Overfitting the model: Creating a model that performs well on the training data but poorly on new data.
Ignoring ethical considerations: Failing to address potential biases and ethical implications.

Can predictive analytics be used to predict rare events?

Yes, but it requires careful consideration. When dealing with rare events, such as fraud or equipment failure, the data is often imbalanced, meaning there are significantly fewer examples of the event than non-events. Special techniques, such as oversampling, undersampling, and cost-sensitive learning, are needed to address this imbalance and ensure that the model can accurately predict the rare event.

How can we measure the fairness of predictive models?

Several metrics can be used to measure the fairness of predictive models, including:

Equal opportunity: Ensuring that different groups have equal probabilities of being correctly classified.
Statistical parity: Ensuring that different groups have equal probabilities of being classified positively.
Predictive parity: Ensuring that different groups have equal positive predictive values.

What skills are needed to work in the field of predictive analytics?

Key skills include:

Statistical modeling: Understanding and applying statistical techniques.
Machine learning: Developing and implementing machine learning algorithms.
Data mining: Extracting useful information from large datasets.
Programming: Proficiency in languages such as Python or R.
Communication: Effectively communicating insights and recommendations.

What resources are available for learning more about predictive analytics?

Numerous online courses, books, and tutorials are available for learning about predictive analytics.
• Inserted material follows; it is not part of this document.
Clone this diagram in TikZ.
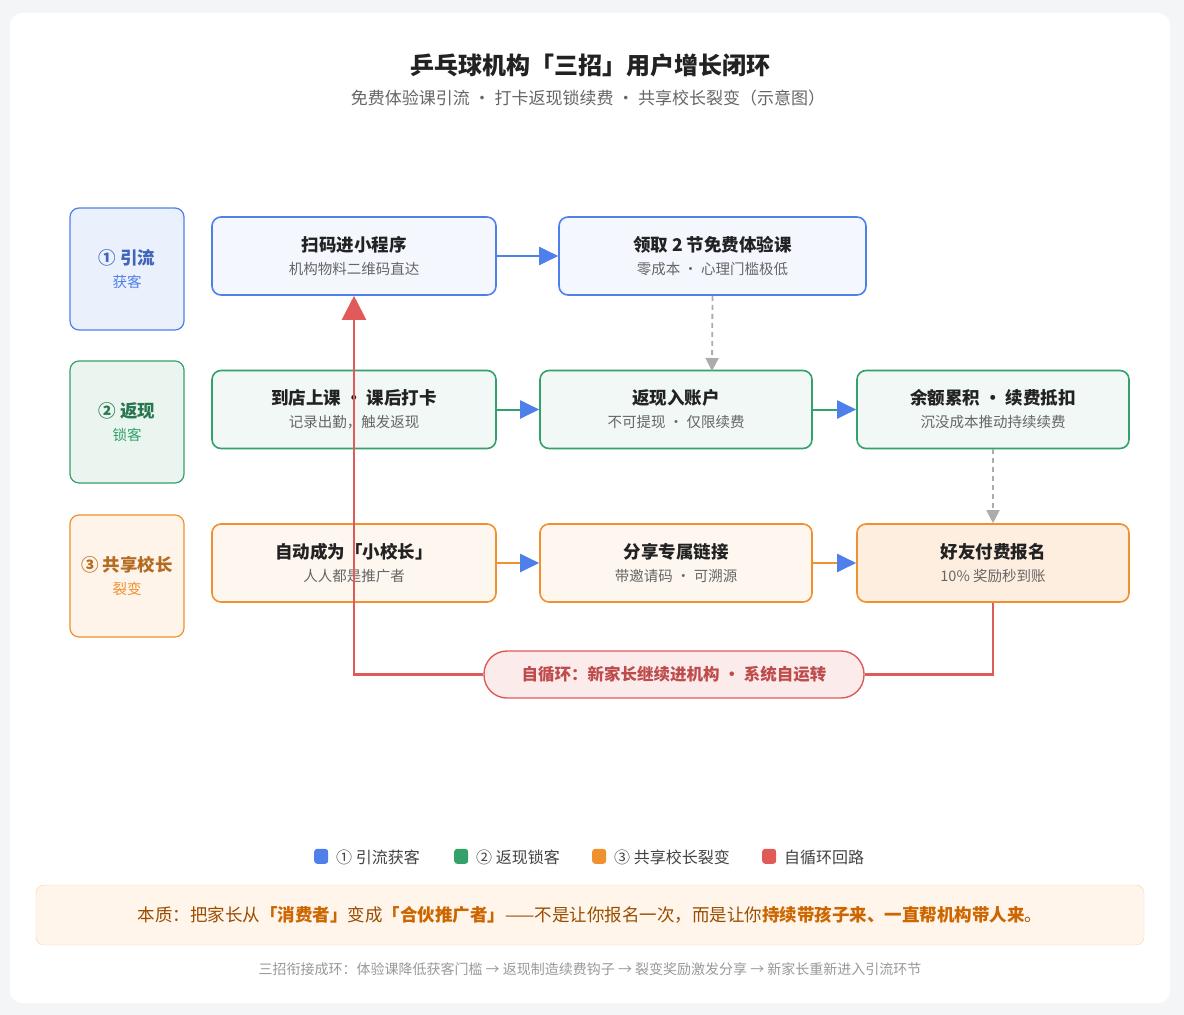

Platforms like Coursera, edX, and Udemy offer a wide range of courses on various aspects of predictive analytics. In addition, many books cover the theoretical and practical aspects of predictive modeling.

How do I choose the right predictive analytics tool?

Choosing the right tool depends on several factors including data complexity, team expertise, budget, and required level of automation. Consider open-source tools like R and Python (with libraries like scikit-learn) for flexibility. For user-friendly interfaces and automated machine learning (AutoML) consider platforms like DataRobot, H2O.ai, or Google Cloud AI Platform. Trial periods often let you assess fit before committing.